### [Charts and diagrams as code]
+===+

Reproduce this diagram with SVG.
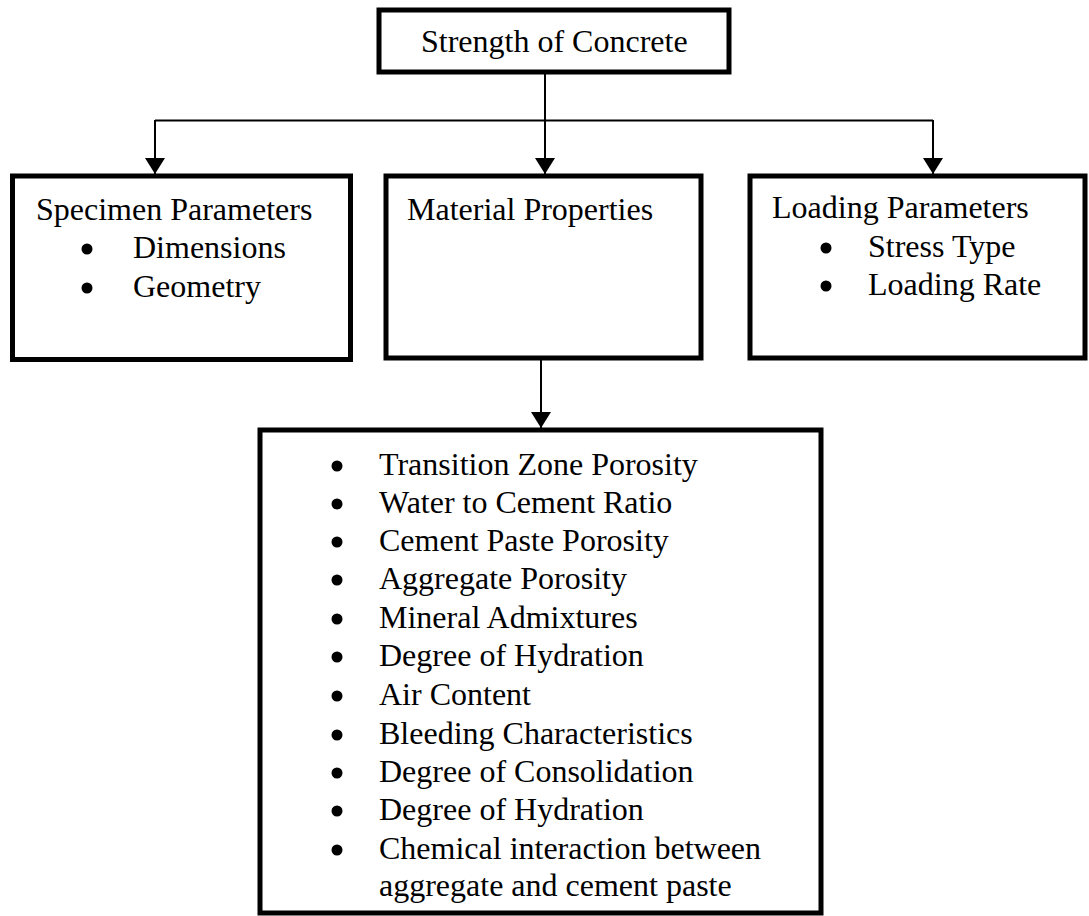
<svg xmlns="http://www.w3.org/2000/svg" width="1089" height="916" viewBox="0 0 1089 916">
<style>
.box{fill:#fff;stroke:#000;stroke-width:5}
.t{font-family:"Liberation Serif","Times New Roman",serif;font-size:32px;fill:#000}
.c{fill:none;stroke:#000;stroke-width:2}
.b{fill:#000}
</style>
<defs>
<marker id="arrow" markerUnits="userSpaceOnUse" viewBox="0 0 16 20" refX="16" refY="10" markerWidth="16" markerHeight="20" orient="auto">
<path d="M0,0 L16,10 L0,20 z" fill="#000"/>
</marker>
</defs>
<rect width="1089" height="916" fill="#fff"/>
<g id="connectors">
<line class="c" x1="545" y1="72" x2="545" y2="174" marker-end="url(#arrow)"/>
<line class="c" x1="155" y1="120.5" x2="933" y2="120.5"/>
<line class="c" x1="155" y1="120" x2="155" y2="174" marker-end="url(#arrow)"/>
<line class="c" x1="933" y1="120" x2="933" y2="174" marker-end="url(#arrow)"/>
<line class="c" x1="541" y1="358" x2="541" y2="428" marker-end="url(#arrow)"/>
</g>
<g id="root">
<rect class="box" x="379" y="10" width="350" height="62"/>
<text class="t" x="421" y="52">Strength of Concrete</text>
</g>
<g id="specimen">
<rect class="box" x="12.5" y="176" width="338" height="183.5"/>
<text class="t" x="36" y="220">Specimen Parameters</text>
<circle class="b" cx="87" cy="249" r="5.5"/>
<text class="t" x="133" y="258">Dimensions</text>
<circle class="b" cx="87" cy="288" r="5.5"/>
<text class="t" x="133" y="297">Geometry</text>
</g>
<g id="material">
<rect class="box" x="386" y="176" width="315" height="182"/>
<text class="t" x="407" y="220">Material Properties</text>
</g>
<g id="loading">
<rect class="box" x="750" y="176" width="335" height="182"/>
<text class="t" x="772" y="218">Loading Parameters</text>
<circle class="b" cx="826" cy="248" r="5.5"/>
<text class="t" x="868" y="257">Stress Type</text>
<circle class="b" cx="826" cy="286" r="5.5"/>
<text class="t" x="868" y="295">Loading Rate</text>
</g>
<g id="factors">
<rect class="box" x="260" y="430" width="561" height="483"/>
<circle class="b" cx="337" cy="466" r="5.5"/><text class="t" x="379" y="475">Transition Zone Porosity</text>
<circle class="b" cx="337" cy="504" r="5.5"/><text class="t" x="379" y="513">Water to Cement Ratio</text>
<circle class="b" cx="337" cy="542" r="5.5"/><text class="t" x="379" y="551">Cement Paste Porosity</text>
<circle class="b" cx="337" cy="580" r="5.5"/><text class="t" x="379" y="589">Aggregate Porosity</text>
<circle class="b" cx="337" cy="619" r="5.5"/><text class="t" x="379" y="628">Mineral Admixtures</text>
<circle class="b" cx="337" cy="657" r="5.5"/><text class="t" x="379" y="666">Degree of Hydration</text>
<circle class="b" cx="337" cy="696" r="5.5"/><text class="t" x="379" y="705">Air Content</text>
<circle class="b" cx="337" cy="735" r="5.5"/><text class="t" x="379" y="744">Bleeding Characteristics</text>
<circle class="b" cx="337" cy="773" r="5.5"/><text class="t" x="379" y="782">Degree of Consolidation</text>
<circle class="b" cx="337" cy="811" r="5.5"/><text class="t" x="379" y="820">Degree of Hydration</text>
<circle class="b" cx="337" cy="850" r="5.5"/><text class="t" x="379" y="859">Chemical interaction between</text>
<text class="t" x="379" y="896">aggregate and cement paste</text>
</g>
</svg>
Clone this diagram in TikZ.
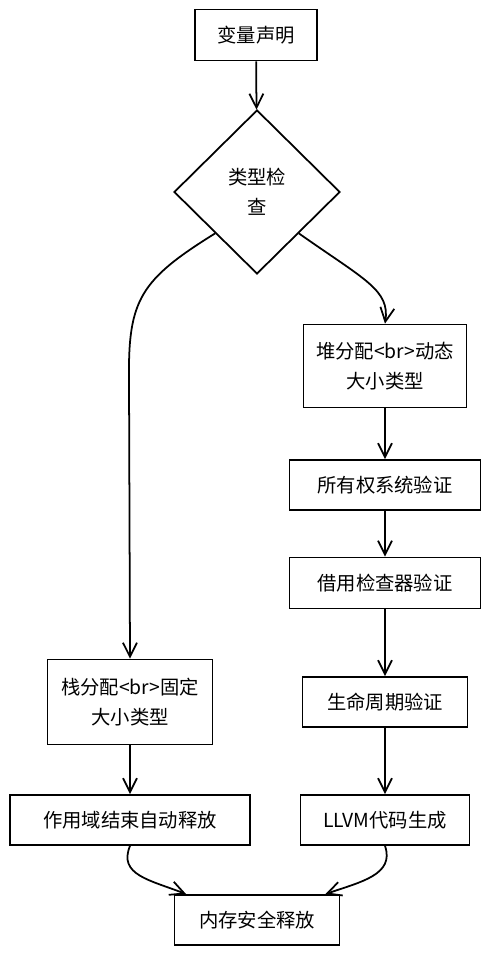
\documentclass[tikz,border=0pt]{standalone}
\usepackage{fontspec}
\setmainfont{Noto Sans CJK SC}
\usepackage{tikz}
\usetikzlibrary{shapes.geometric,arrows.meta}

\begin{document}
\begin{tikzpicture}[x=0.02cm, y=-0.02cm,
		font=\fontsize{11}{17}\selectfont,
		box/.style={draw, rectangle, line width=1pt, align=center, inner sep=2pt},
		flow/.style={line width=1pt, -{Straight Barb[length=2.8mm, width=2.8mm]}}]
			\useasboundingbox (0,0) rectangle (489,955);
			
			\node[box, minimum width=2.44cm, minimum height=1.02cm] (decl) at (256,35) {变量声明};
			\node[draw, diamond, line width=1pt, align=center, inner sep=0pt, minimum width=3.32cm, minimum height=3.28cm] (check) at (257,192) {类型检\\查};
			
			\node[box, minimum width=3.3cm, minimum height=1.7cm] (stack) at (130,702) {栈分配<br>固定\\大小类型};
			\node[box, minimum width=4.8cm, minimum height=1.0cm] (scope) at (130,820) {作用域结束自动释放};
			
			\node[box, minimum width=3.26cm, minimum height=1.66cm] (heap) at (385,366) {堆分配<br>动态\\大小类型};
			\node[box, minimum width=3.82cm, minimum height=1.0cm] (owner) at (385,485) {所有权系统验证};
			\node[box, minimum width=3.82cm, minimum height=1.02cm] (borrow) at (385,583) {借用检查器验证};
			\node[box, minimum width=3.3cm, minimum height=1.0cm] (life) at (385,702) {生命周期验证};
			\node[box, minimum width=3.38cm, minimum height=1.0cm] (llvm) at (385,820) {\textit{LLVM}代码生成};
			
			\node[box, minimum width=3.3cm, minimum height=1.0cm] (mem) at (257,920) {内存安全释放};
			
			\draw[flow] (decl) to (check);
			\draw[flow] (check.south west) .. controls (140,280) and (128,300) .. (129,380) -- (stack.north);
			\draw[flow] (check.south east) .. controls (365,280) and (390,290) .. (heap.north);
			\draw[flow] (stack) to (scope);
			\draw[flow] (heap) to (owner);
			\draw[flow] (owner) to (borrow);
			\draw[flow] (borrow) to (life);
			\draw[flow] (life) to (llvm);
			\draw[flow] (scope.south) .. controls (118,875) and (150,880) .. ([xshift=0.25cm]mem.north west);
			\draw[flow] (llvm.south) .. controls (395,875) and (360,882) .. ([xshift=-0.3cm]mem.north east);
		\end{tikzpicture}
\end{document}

+===+

### [Exercise requirements]
In the listing above, find the line with "Clone this diagram in TikZ." and the line with "minimum height=1.0cm] (mem)". Set down both and every line between them, minus the pictures.

### [Answer to this problem]
Clone this diagram in TikZ.
\documentclass[tikz,border=0pt]{standalone}
\usepackage{fontspec}
\setmainfont{Noto Sans CJK SC}
\usepackage{tikz}
\usetikzlibrary{shapes.geometric,arrows.meta}

\begin{document}
\begin{tikzpicture}[x=0.02cm, y=-0.02cm,
		font=\fontsize{11}{17}\selectfont,
		box/.style={draw, rectangle, line width=1pt, align=center, inner sep=2pt},
		flow/.style={line width=1pt, -{Straight Barb[length=2.8mm, width=2.8mm]}}]
			\useasboundingbox (0,0) rectangle (489,955);
			
			\node[box, minimum width=2.44cm, minimum height=1.02cm] (decl) at (256,35) {变量声明};
			\node[draw, diamond, line width=1pt, align=center, inner sep=0pt, minimum width=3.32cm, minimum height=3.28cm] (check) at (257,192) {类型检\\查};
			
			\node[box, minimum width=3.3cm, minimum height=1.7cm] (stack) at (130,702) {栈分配<br>固定\\大小类型};
			\node[box, minimum width=4.8cm, minimum height=1.0cm] (scope) at (130,820) {作用域结束自动释放};
			
			\node[box, minimum width=3.26cm, minimum height=1.66cm] (heap) at (385,366) {堆分配<br>动态\\大小类型};
			\node[box, minimum width=3.82cm, minimum height=1.0cm] (owner) at (385,485) {所有权系统验证};
			\node[box, minimum width=3.82cm, minimum height=1.02cm] (borrow) at (385,583) {借用检查器验证};
			\node[box, minimum width=3.3cm, minimum height=1.0cm] (life) at (385,702) {生命周期验证};
			\node[box, minimum width=3.38cm, minimum height=1.0cm] (llvm) at (385,820) {\textit{LLVM}代码生成};
			
			\node[box, minimum width=3.3cm, minimum height=1.0cm] (mem) at (257,920) {内存安全释放};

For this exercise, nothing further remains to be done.